Dairies Thailand's factory was affected by floods, leading to a 52% slump in its first-half revenue to RM231mil. As a result of the lower sales volume, the factory could not cover its overheads, causing an operating loss of RM30mil.
“Even though we should see a stronger second half as Dairies Thailand resumed production in March, we cut forecasts to account for pricier raw materials,” said CIMB Research analyst Foong Wai Mun.
F&N made a cumulative write-off of RM89.44mil for the current two quarters. Interim property damage insurance claims based on current replacement cost accepted by insurers and recognised to date were RM80mil, of which the insurers had disbursed RM74mil in payments.

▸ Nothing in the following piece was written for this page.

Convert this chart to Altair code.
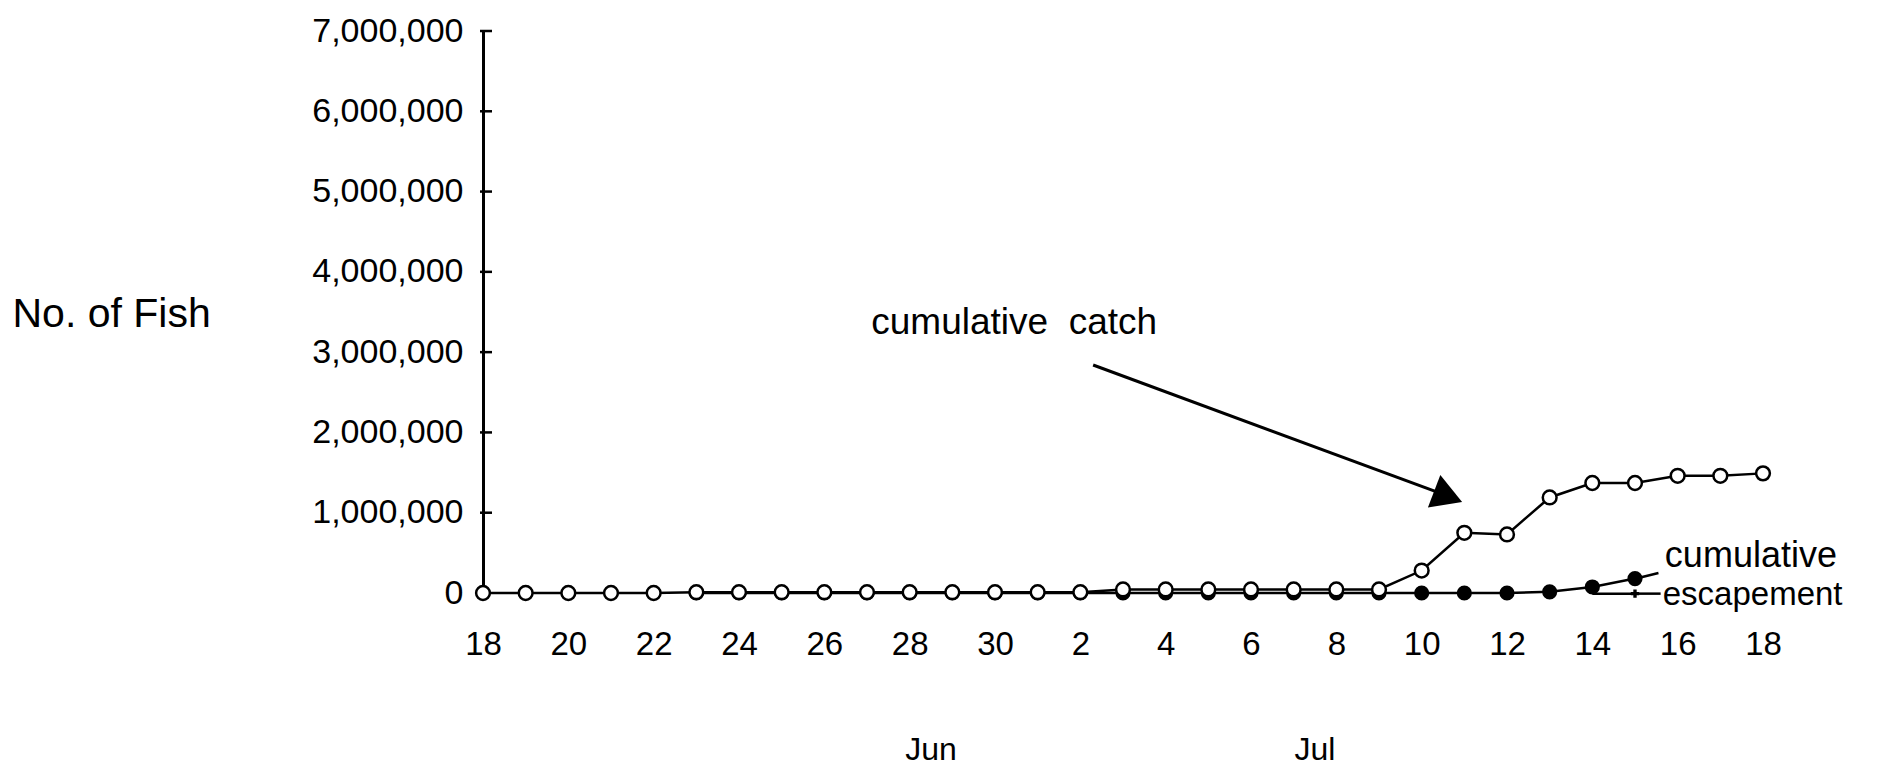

On a half-year basis, F&N's net profits dropped by 37.7% to RM148.8mil from RM239.07mil on the back of lower revenue, which declined to RM1.47bil from RM2.04bil previously.
F&N mitigated the loss of the Coca-Cola contract by raising its soft drinks revenue without Coca-Cola) by 8%, driven by higher sales of Seasons, Redbull and its new products (Zesta and Clearly Citrus).
Ng added that F&N was rethinking its fruit juice segment as it was also not growing.
“Revenue was also helped by market penetration into Brunei and contract packing for exports to its sister company in Singapore. However, operating profit margins fell 7.6% to 9.3% due to higher commodity prices, especially for sugar,” said Foong.
Meanwhile, Maybank analyst Kang Chun Ee said that until the shift to Pulau Indah, expected to be completed by September, F&N would continue to see rising operating costs as a result of a duplication in operations.
A deferred tax assets (DTA) of RM55mil in relation to the halal hub tax incentive was granted to the plant and the estimated balance of RM21mil in DTA would be recognised in the second half of this year, said Kang.